ASIC is imposing a ‘black-letter law’ approach in its work with the industry. The cost of advice would be reduced dramatically if licensees didn’t need the amount of compliance and legal resources to cater for the various lookback programs and enquiries. Look at the costs that an adviser has from their licensee fee to the ASIC funding levy, PI insurance, professional association memberships, further tertiary education, ongoing CPD, software, etc etc right down to the tea an coffee and tim tams for client meetings, and then the threat of a compensation scheme of last resort to cover those self-licensed and boutique firms who, bless ’em, don’t have adequate balance sheets to meet their obligations and go into voluntary liquidation rather than face the music so the good firms have to pick up the cost etc. It is not cheap to provide professional, compliant, quality advice.
Very clear eyed David!
Back, in the day, accountants, tax professionals, provided advice on ETPS, redundancies, RBLs, SMSFs and a raft of other structural and tax related matters. These days there is a clear demarcation between accounting and financial planning but, in my view, they are two sides of the same coin for the above types of matters in whatever is their current iteration. Eg; RBL = TBC, ETP = ETP (non super) and so on. The TBC/TBA is a stand-out – FP need the info to provide advice but it is only available via the Tax Agent or via MyGov. Work that one out.

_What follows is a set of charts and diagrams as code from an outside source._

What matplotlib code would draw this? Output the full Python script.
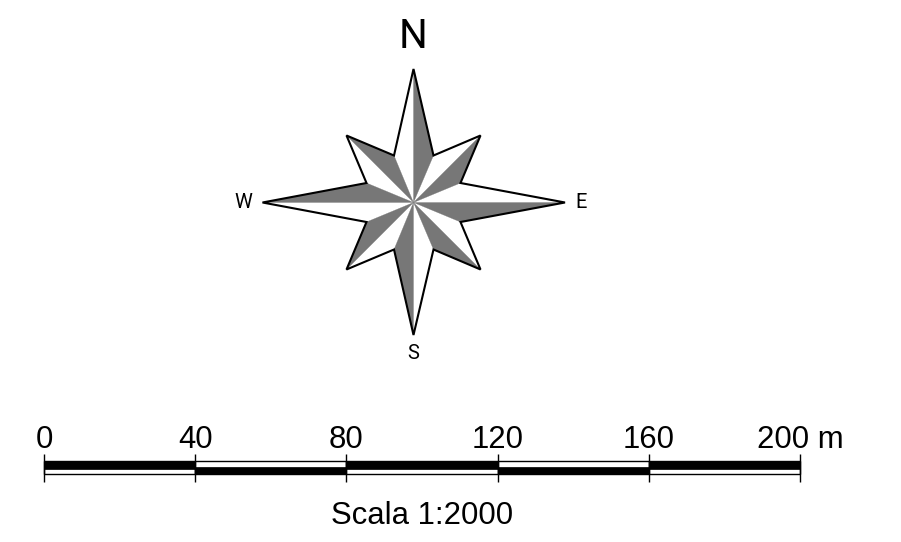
import matplotlib
matplotlib.use('Agg')
import matplotlib.pyplot as plt

# Compass rose, offsets from the centre going clockwise from north
tip_x = [0, 67, 151.5, 67, 0, -67, -151, -67]
tip_y = [133.5, 67, 0, -67, -132.5, -67, 0, 67]
inner_x = [20, 47, 47, 20, -19.5, -47, -47, -19.5]
inner_y = [47, 19.5, -19.5, -47, -47, -19.5, 19.5, 47]

compass_labels = ['N', 'E', 'S', 'W']
compass_x = [0, 168, 0, -170.5]
compass_y = [166.5, 0, -151, 0]
compass_sizes = [29, 14.5, 14.5, 14.5]

# Scale bar
scale_ticks = [0, 40, 80, 120, 160, 200]
scale_labels = ['0', '40', '80', '120', '160', '200 m']
scale_title = 'Scala 1:2000'

GRAY = '#777777'

fig = plt.figure(figsize=(9.01, 5.42), dpi=100)
W, H = 901, 542

# Rose axes covers the whole figure, origin on the rose centre
ax = fig.add_axes([0, 0, 1, 1])
ax.set_xlim(-413.5, W - 413.5)
ax.set_ylim(-(H - 202.5), 202.5)
ax.axis('off')

n = len(tip_x)
for i in range(n):
    # gray facet on the clockwise side of each point
    ax.fill([0, tip_x[i], inner_x[i]], [0, tip_y[i], inner_y[i]],
            fc=GRAY, ec=GRAY, lw=0.2, zorder=2)

outline_x = []
outline_y = []
for i in range(n):
    outline_x += [tip_x[i], inner_x[i]]
    outline_y += [tip_y[i], inner_y[i]]
ax.fill(outline_x, outline_y, fc='none', ec='black', lw=1.5,
        joinstyle='miter', zorder=3)

for label, x, y, size in zip(compass_labels, compass_x, compass_y, compass_sizes):
    ax.text(x, y, label, fontsize=size, family='Roboto', ha='center', va='center')

# Scale axes: x runs in metres, y is 0-1 over the tick height
sx = fig.add_axes([44 / W, 1 - 481.5 / H, 756 / W, 27.5 / H])
sx.set_xlim(0, 200)
sx.set_ylim(0, 1)
sx.axis('off')

for i in range(len(scale_ticks) - 1):
    x0, x1 = scale_ticks[i], scale_ticks[i + 1]
    # outlined strip with the black band alternating top and bottom
    sx.fill([x0, x1, x1, x0], [0.26, 0.26, 0.74, 0.74], fc='white', ec='black',
            lw=1.0, clip_on=False, zorder=2)
    if i % 2 == 0:
        sx.fill([x0, x1, x1, x0], [0.47, 0.47, 0.74, 0.74], fc='black', ec='black',
                lw=0.5, clip_on=False, zorder=3)
    else:
        sx.fill([x0, x1, x1, x0], [0.26, 0.26, 0.51, 0.51], fc='black', ec='black',
                lw=0.5, clip_on=False, zorder=3)

sx.vlines(scale_ticks, 0, 1, color='black', lw=1.0, clip_on=False, zorder=4)

for t, label in zip(scale_ticks, scale_labels):
    sx.text(t, 1.23, label, fontsize=22.4, family='Liberation Sans',
            ha='center', va='baseline', clip_on=False)
sx.text(100, -1.53, scale_title, fontsize=22.4, family='Liberation Sans',
        ha='center', va='baseline', clip_on=False)

fig.savefig('out.png', dpi=100)
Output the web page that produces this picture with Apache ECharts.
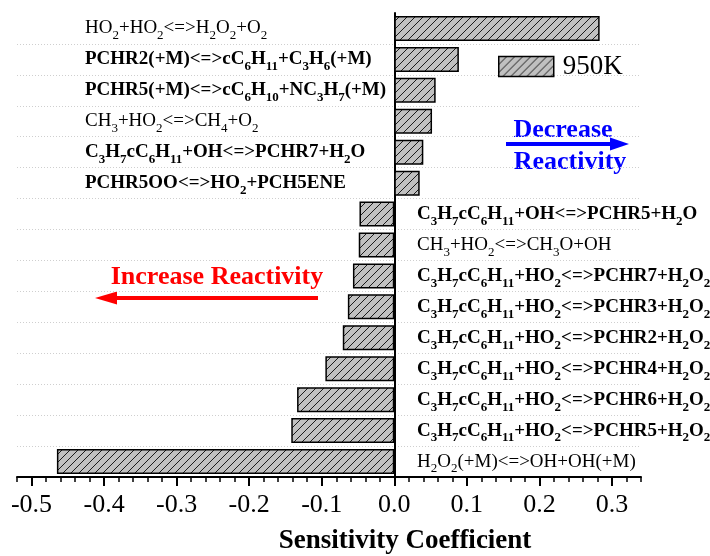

Where the similarity ends is easy to see – investment advice, insurance advice (for example) in the FP remit and the myriad of traditional accounting and tax work on the other.
It does seem that the answer (or at least one of the answers) to the conundrum may be to think about a simple license that covers only structural and tax matters. Although it is easy to say this, it is difficult to really get this right, but the current system will struggle to provide ‘simple, affordable advice’ so a rethink is needed.
Community perception about paying for advice is one hurdle. This is perhaps one of the reasons the alternative forms of remuneration became the stock of trade for FPs. Accountants do charge a fee for service so clients of that profession seem more inclined to pay under that model. However, and it is a big however, a client pays for ‘something’ such as a tax return etc, will they take the same view to receiving advice that may take years to manifest into the ‘dream’?
David is spot on in saying that until the profession grasps the nettle and drives change, it will remain where it is and ultimately, no-one wins as a result.